§ **WHAT THE TASK ASKS**: Repeat the material verbatim. Images are excluded from the copy.

— START OF MATERIAL PROVIDED —

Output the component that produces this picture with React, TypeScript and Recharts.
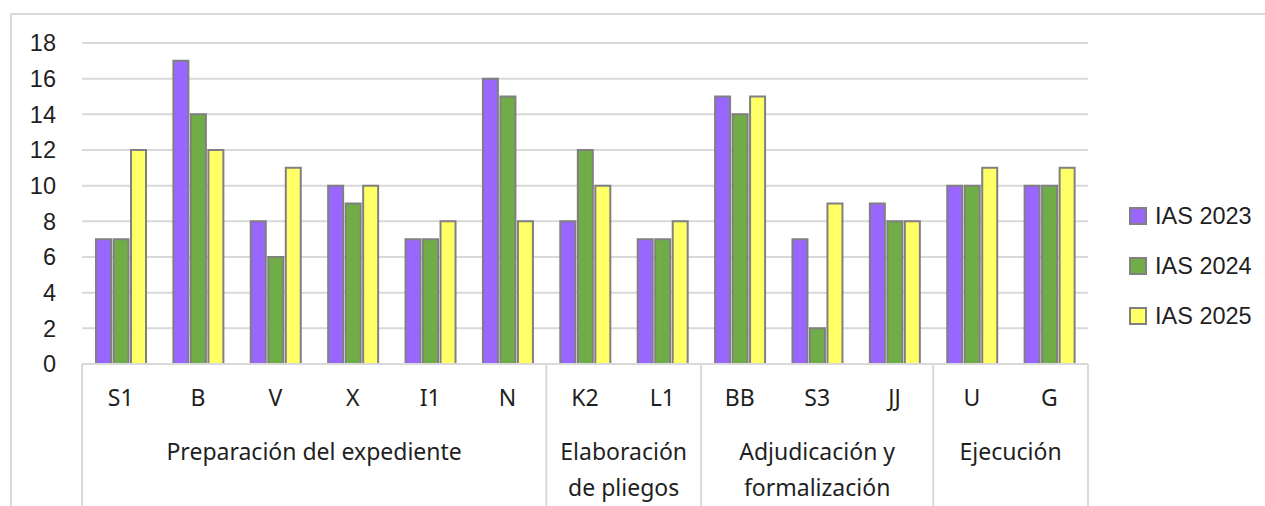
import React from 'react';
import { BarChart, Bar, XAxis, YAxis, CartesianGrid, Legend } from 'recharts';

const categories = ['S1', 'B', 'V', 'X', 'I1', 'N', 'K2', 'L1', 'BB', 'S3', 'JJ', 'U', 'G'];
const ias2023 = [7, 17, 8, 10, 7, 16, 8, 7, 15, 7, 9, 10, 10];
const ias2024 = [7, 14, 6, 9, 7, 15, 12, 7, 14, 2, 8, 10, 10];
const ias2025 = [12, 12, 11, 10, 8, 8, 10, 8, 15, 9, 8, 11, 11];
const groupLabels = [
  ['Preparación del expediente'],
  ['Elaboración', 'de pliegos'],
  ['Adjudicación y', 'formalización'],
  ['Ejecución'],
];
const groupSizes = [6, 2, 3, 2];
const yTicks = [0, 2, 4, 6, 8, 10, 12, 14, 16, 18];

const data = categories.map((name, i) => ({
  name,
  a: ias2023[i],
  b: ias2024[i],
  c: ias2025[i],
}));

const groupStarts: number[] = [];
{
  let s = 0;
  groupSizes.forEach((g) => {
    groupStarts.push(s);
    s += g;
  });
}

const GRID = '#d9d9d9';
const TEXT = '#1f1f1f';
const CAT_FONT = '"Noto Sans", sans-serif';
const NUM_FONT = '"Liberation Sans", Arial, sans-serif';
const CAT_SIZE = 23;

const CategoryTick = (props: any) => {
  const { x, y, payload, width, visibleTicksCount } = props;
  const idx: number = payload.index;
  const half: number =
    typeof payload.offset === 'number' && payload.offset > 0
      ? payload.offset
      : width / visibleTicksCount / 2;
  const els: React.ReactNode[] = [];
  els.push(
    <text
      key="lbl"
      x={x}
      y={y + 42}
      textAnchor="middle"
      fontFamily={CAT_FONT}
      fontSize={CAT_SIZE}
      fill={TEXT}
    >
      {payload.value}
    </text>
  );
  const gi = groupStarts.indexOf(idx);
  if (gi >= 0) {
    const left = x - half;
    els.push(
      <line key="sep" x1={left} x2={left} y1={y} y2={y + 150} stroke={GRID} strokeWidth={2} />
    );
    const cx = left + groupSizes[gi] * half;
    const lines = groupLabels[gi];
    els.push(
      <text
        key="grp"
        x={cx}
        y={y + 96}
        textAnchor="middle"
        fontFamily={CAT_FONT}
        fontSize={CAT_SIZE}
        fill={TEXT}
      >
        {lines.map((l, k) => (
          <tspan key={k} x={cx} dy={k === 0 ? 0 : 36}>
            {l}
          </tspan>
        ))}
      </text>
    );
  }
  if (idx === categories.length - 1) {
    const right = x + half;
    els.push(
      <line key="end" x1={right} x2={right} y1={y} y2={y + 150} stroke={GRID} strokeWidth={2} />
    );
  }
  return <g>{els}</g>;
};

const LegendContent = (props: any) => {
  const items = props.payload || [];
  return (
    <div>
      {items.map((e: any, i: number) => (
        <div
          key={i}
          style={{ display: 'flex', alignItems: 'center', height: 50 }}
        >
          <div
            style={{
              width: 14,
              height: 14,
              background: (e.payload && e.payload.fill) || e.color,
              border: '2px solid #808080',
              marginRight: 8,
            }}
          />
          <span
            style={{
              fontFamily: NUM_FONT,
              fontSize: 23.5,
              color: TEXT,
              lineHeight: '50px',
              whiteSpace: 'nowrap',
            }}
          >
            {e.value}
          </span>
        </div>
      ))}
    </div>
  );
};

export default function App() {
  return (
    <div
      style={{
        position: 'absolute',
        left: 0,
        top: 0,
        width: 1265,
        height: 506,
        overflow: 'hidden',
        background: '#fff',
      }}
    >
      <div
        style={{
          position: 'absolute',
          left: 10,
          top: 13,
          width: 1300,
          height: 600,
          border: '2px solid #d9d9d9',
          boxSizing: 'border-box',
        }}
      />
      <div style={{ position: 'absolute', left: 0, top: 0 }}>
        <BarChart
          width={1265}
          height={506}
          data={data}
          margin={{ top: 43, right: 177, left: 0, bottom: 0 }}
          barGap={2.5}
          barSize={15}
        >
          <CartesianGrid vertical={false} stroke={GRID} strokeWidth={2} />
          <YAxis
            width={82}
            domain={[0, 18]}
            ticks={yTicks}
            interval={0}
            axisLine={false}
            tickLine={false}
            tickSize={0}
            tickMargin={26}
            tick={{ fontFamily: NUM_FONT, fontSize: 23.5, fill: TEXT }}
          />
          <XAxis
            dataKey="name"
            height={142}
            interval={0}
            tickLine={false}
            tickSize={0}
            tickMargin={0}
            axisLine={{ stroke: GRID, strokeWidth: 2 }}
            tick={<CategoryTick />}
          />
          <Legend
            layout="horizontal"
            align="center"
            verticalAlign="middle"
            wrapperStyle={{ left: 1129, top: 191, width: 136 }}
            content={<LegendContent />}
          />
          <Bar dataKey="a" name="IAS 2023" fill="#9966ff" stroke="#808080" strokeWidth={2} isAnimationActive={false} />
          <Bar dataKey="b" name="IAS 2024" fill="#70ad47" stroke="#808080" strokeWidth={2} isAnimationActive={false} />
          <Bar dataKey="c" name="IAS 2025" fill="#ffff66" stroke="#808080" strokeWidth={2} isAnimationActive={false} />
        </BarChart>
      </div>
    </div>
  );
}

— END OF MATERIAL PROVIDED —

§ **THE OUTPUT**:
Output the component that produces this picture with React, TypeScript and Recharts.
import React from 'react';
import { BarChart, Bar, XAxis, YAxis, CartesianGrid, Legend } from 'recharts';

const categories = ['S1', 'B', 'V', 'X', 'I1', 'N', 'K2', 'L1', 'BB', 'S3', 'JJ', 'U', 'G'];
const ias2023 = [7, 17, 8, 10, 7, 16, 8, 7, 15, 7, 9, 10, 10];
const ias2024 = [7, 14, 6, 9, 7, 15, 12, 7, 14, 2, 8, 10, 10];
const ias2025 = [12, 12, 11, 10, 8, 8, 10, 8, 15, 9, 8, 11, 11];
const groupLabels = [
  ['Preparación del expediente'],
  ['Elaboración', 'de pliegos'],
  ['Adjudicación y', 'formalización'],
  ['Ejecución'],
];
const groupSizes = [6, 2, 3, 2];
const yTicks = [0, 2, 4, 6, 8, 10, 12, 14, 16, 18];

const data = categories.map((name, i) => ({
  name,
  a: ias2023[i],
  b: ias2024[i],
  c: ias2025[i],
}));

const groupStarts: number[] = [];
{
  let s = 0;
  groupSizes.forEach((g) => {
    groupStarts.push(s);
    s += g;
  });
}

const GRID = '#d9d9d9';
const TEXT = '#1f1f1f';
const CAT_FONT = '"Noto Sans", sans-serif';
const NUM_FONT = '"Liberation Sans", Arial, sans-serif';
const CAT_SIZE = 23;

const CategoryTick = (props: any) => {
  const { x, y, payload, width, visibleTicksCount } = props;
  const idx: number = payload.index;
  const half: number =
    typeof payload.offset === 'number' && payload.offset > 0
      ? payload.offset
      : width / visibleTicksCount / 2;
  const els: React.ReactNode[] = [];
  els.push(
    <text
      key="lbl"
      x={x}
      y={y + 42}
      textAnchor="middle"
      fontFamily={CAT_FONT}
      fontSize={CAT_SIZE}
      fill={TEXT}
    >
      {payload.value}
    </text>
  );
  const gi = groupStarts.indexOf(idx);
  if (gi >= 0) {
    const left = x - half;
    els.push(
      <line key="sep" x1={left} x2={left} y1={y} y2={y + 150} stroke={GRID} strokeWidth={2} />
    );
    const cx = left + groupSizes[gi] * half;
    const lines = groupLabels[gi];
    els.push(
      <text
        key="grp"
        x={cx}
        y={y + 96}
        textAnchor="middle"
        fontFamily={CAT_FONT}
        fontSize={CAT_SIZE}
        fill={TEXT}
      >
        {lines.map((l, k) => (
          <tspan key={k} x={cx} dy={k === 0 ? 0 : 36}>
            {l}
          </tspan>
        ))}
      </text>
    );
  }
  if (idx === categories.length - 1) {
    const right = x + half;
    els.push(
      <line key="end" x1={right} x2={right} y1={y} y2={y + 150} stroke={GRID} strokeWidth={2} />
    );
  }
  return <g>{els}</g>;
};

const LegendContent = (props: any) => {
  const items = props.payload || [];
  return (
    <div>
      {items.map((e: any, i: number) => (
        <div
          key={i}
          style={{ display: 'flex', alignItems: 'center', height: 50 }}
        >
          <div
            style={{
              width: 14,
              height: 14,
              background: (e.payload && e.payload.fill) || e.color,
              border: '2px solid #808080',
              marginRight: 8,
            }}
          />
          <span
            style={{
              fontFamily: NUM_FONT,
              fontSize: 23.5,
              color: TEXT,
              lineHeight: '50px',
              whiteSpace: 'nowrap',
            }}
          >
            {e.value}
          </span>
        </div>
      ))}
    </div>
  );
};

export default function App() {
  return (
    <div
      style={{
        position: 'absolute',
        left: 0,
        top: 0,
        width: 1265,
        height: 506,
        overflow: 'hidden',
        background: '#fff',
      }}
    >
      <div
        style={{
          position: 'absolute',
          left: 10,
          top: 13,
          width: 1300,
          height: 600,
          border: '2px solid #d9d9d9',
          boxSizing: 'border-box',
        }}
      />
      <div style={{ position: 'absolute', left: 0, top: 0 }}>
        <BarChart
          width={1265}
          height={506}
          data={data}
          margin={{ top: 43, right: 177, left: 0, bottom: 0 }}
          barGap={2.5}
          barSize={15}
        >
          <CartesianGrid vertical={false} stroke={GRID} strokeWidth={2} />
          <YAxis
            width={82}
            domain={[0, 18]}
            ticks={yTicks}
            interval={0}
            axisLine={false}
            tickLine={false}
            tickSize={0}
            tickMargin={26}
            tick={{ fontFamily: NUM_FONT, fontSize: 23.5, fill: TEXT }}
          />
          <XAxis
            dataKey="name"
            height={142}
            interval={0}
            tickLine={false}
            tickSize={0}
            tickMargin={0}
            axisLine={{ stroke: GRID, strokeWidth: 2 }}
            tick={<CategoryTick />}
          />
          <Legend
            layout="horizontal"
            align="center"
            verticalAlign="middle"
            wrapperStyle={{ left: 1129, top: 191, width: 136 }}
            content={<LegendContent />}
          />
          <Bar dataKey="a" name="IAS 2023" fill="#9966ff" stroke="#808080" strokeWidth={2} isAnimationActive={false} />
          <Bar dataKey="b" name="IAS 2024" fill="#70ad47" stroke="#808080" strokeWidth={2} isAnimationActive={false} />
          <Bar dataKey="c" name="IAS 2025" fill="#ffff66" stroke="#808080" strokeWidth={2} isAnimationActive={false} />
        </BarChart>
      </div>
    </div>
  );
}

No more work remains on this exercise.